Le deuxième grand sujet qui pose plus de difficultés est l’Irlande, qui a fait l’objet de discussions jour et nuit avec Mme May puis avec M. Johnson, pour résoudre la quadrature du cercle. Le Royaume-Uni et la République d’Irlande se partagent la même île, dans laquelle, quand le Royaume-Uni quittera l’Union, il ne sera pas possible de construire une frontière. La paix est en effet trop fragile, elle n’a que vingt ans, et le Good Friday Agreement est très clair à ce sujet. Or nous avons une obligation de contrôle des marchandises : toute vache, tout animal vivant, tout produit arrivant de Grande-Bretagne à Belfast entre en Normandie ou en Allemagne, dans le marché unique. Nous sommes donc obligés de contrôler, mais nous ne pouvons pas le faire à la limite entre les deux pays. L’accord de retrait prévoit donc que le contrôle sera mené par les autorités britanniques au port et à l’aéroport de Belfast ainsi qu’à Dublin. C’est un accord pragmatique et technique, je sais que c’est un point sensible, mais il s’agit de contrôler des produits qui arrivent de Grande-Bretagne en Irlande du Nord, deux parties du Royaume-Uni. C’était la seule possibilité de garantir l’intégrité du marché unique : pas de frontière, all island economy, contrôles réguliers et application en Irlande du Nord du code douanier et de la politique d’aides d’État européenne. Il nous reste à nous assurer que les Britanniques font ce qu’ils doivent faire pour que cet accord soit opérationnel le 31 décembre, quelle que soit l’issue de la négociation commerciale. Nous sommes prêts à coopérer pour les y aider.

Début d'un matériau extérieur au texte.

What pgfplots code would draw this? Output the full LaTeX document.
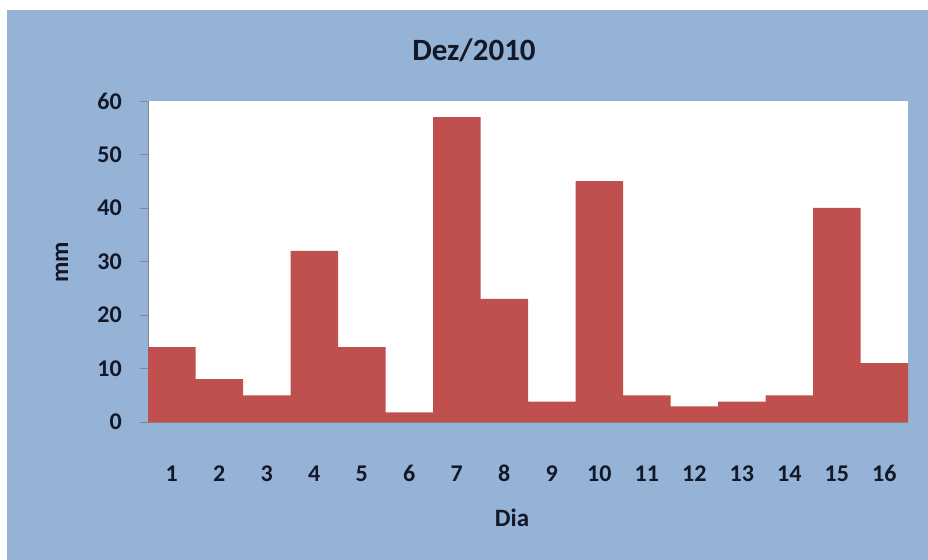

Nous pouvons trouver un accord ; notre intérêt commun est de disposer d’un socle intégrant le commerce, la pêche, le level playing field dans un même paquet, les transports routiers, ferroviaires et aériens, et, enfin, la sécurité intérieure. Tels sont les trois grands domaines dont nous discutons maintenant. Nous voulons mettre en place, entre ces accords sectoriels, une gouvernance horizontale, de manière à éviter le salami des négociations et à tirer les leçons de notre expérience avec la Suisse. Nous souhaitons donc que soit prévue une gouvernance à ces accords intégrant des procédures de dispute settlement communes.

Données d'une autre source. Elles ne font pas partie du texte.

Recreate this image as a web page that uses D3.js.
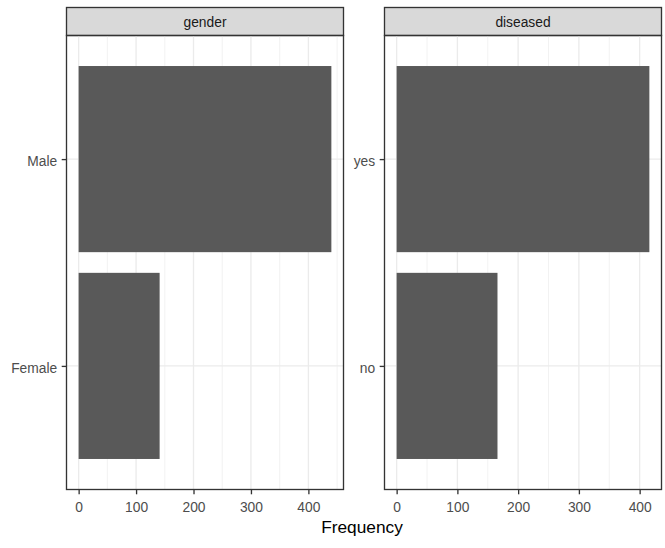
<!DOCTYPE html>
<html>
<head>
<meta charset="utf-8">
<script src="https://cdn.jsdelivr.net/npm/d3@7"></script>
<style>
body{margin:0;background:#fff;}
text{font-family:"Liberation Sans",Arial,sans-serif;}
</style>
</head>
<body>
<svg id="chart" width="665" height="548"></svg>
<script>
const genderCategories = ["Male","Female"];
const genderValues = [440, 141];
const diseasedCategories = ["yes","no"];
const diseasedValues = [416, 166];
const facetTitles = ["gender","diseased"];
const xTicks = [0,100,200,300,400];
const xMinor = [50,150,250,350,450];

const FONT = "Liberation Sans, Arial, sans-serif";
const svg = d3.select("#chart");
const panels = [
  {title: facetTitles[0], cats: genderCategories, vals: genderValues, x0: 66, x1: 344},
  {title: facetTitles[1], cats: diseasedCategories, vals: diseasedValues, x0: 384, x1: 662}
];
const stripTop = 7, panelTop = 35, panelBottom = 490;
const LW = 1.33;

panels.forEach(p => {
  const max = d3.max(p.vals);
  const x = d3.scaleLinear().domain([-0.05*max, 1.05*max]).range([p.x0, p.x1]);
  const n = p.cats.length;
  const y = d3.scaleLinear().domain([0.4, n + 0.6]).range([panelBottom, panelTop]);
  const pos = c => n - p.cats.indexOf(c);

  const g = svg.append("g");
  // strip
  g.append("rect").attr("x", p.x0 + 0.5).attr("y", stripTop + 0.5)
    .attr("width", p.x1 - p.x0 - 1).attr("height", panelTop - stripTop)
    .attr("fill", "#D9D9D9").attr("stroke", "#333333").attr("stroke-width", LW);
  g.append("text").attr("x", (p.x0 + p.x1)/2).attr("y", 26.5)
    .attr("text-anchor", "middle")
    .attr("font-size", 13.8).attr("fill", "#1A1A1A").text(p.title);

  // grid
  const [dmin, dmax] = x.domain();
  xMinor.filter(v => v > dmin && v < dmax).forEach(v => {
    g.append("line").attr("x1", x(v)).attr("x2", x(v)).attr("y1", panelTop).attr("y2", panelBottom)
      .attr("stroke", "#EBEBEB").attr("stroke-width", LW/2);
  });
  xTicks.filter(v => v > dmin && v < dmax).forEach(v => {
    g.append("line").attr("x1", x(v)).attr("x2", x(v)).attr("y1", panelTop).attr("y2", panelBottom)
      .attr("stroke", "#EBEBEB").attr("stroke-width", LW);
  });
  p.cats.forEach(c => {
    g.append("line").attr("x1", p.x0).attr("x2", p.x1).attr("y1", y(pos(c))).attr("y2", y(pos(c)))
      .attr("stroke", "#EBEBEB").attr("stroke-width", LW);
  });

  // bars
  g.selectAll("rect.bar").data(p.cats).enter().append("rect").attr("class","bar")
    .attr("x", x(0))
    .attr("width", (d,i) => x(p.vals[i]) - x(0))
    .attr("y", d => y(pos(d) + 0.45))
    .attr("height", d => y(pos(d) - 0.45) - y(pos(d) + 0.45))
    .attr("fill", "#595959");

  // panel border
  g.append("rect").attr("x", p.x0 + 0.5).attr("y", panelTop + 0.5)
    .attr("width", p.x1 - p.x0 - 1).attr("height", panelBottom - panelTop - 1)
    .attr("fill", "none").attr("stroke", "#333333").attr("stroke-width", LW);

  // x axis
  const xa = g.append("g").attr("transform", `translate(0,${panelBottom})`)
    .call(d3.axisBottom(x).tickValues(xTicks).tickSize(4.3).tickPadding(7.5).tickFormat(d3.format("d")));
  xa.select(".domain").remove();
  xa.selectAll(".tick line").attr("stroke", "#333333").attr("stroke-width", LW);
  xa.selectAll(".tick text").attr("fill", "#4D4D4D").attr("font-size", 13.8)
    .attr("font-family", FONT);

  // y axis
  const yBand = d3.scaleOrdinal().domain(p.cats).range(p.cats.map(c => y(pos(c))));
  const ya = g.append("g").attr("transform", `translate(${p.x0},0)`)
    .call(d3.axisLeft(yBand).tickSize(4.3).tickPadding(4.5));
  ya.select(".domain").remove();
  ya.selectAll(".tick line").attr("stroke", "#333333").attr("stroke-width", LW);
  ya.selectAll(".tick text").attr("fill", "#4D4D4D").attr("font-size", 13.8)
    .attr("font-family", FONT).attr("dy", "0.48em");
});

svg.append("text").attr("x", 362).attr("y", 533).attr("text-anchor", "middle")
  .attr("font-size", 17.3).attr("fill", "#000").text("Frequency");
</script>
</body>
</html>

Il reste quatre points de difficulté : le refus britannique d’avancer sur le level playing field, la pêche, qui est un sujet majeur car il conditionne l’accord de commerce, le rôle de la Cour de justice de l’Union européenne pour les questions de sécurité intérieure et la gouvernance horizontale. Les Britanniques doivent comprendre que, s’ils veulent un accord, ils doivent bouger ; nous sommes prêts à le faire, mais jamais au détriment des consommateurs ou des entreprises du marché unique.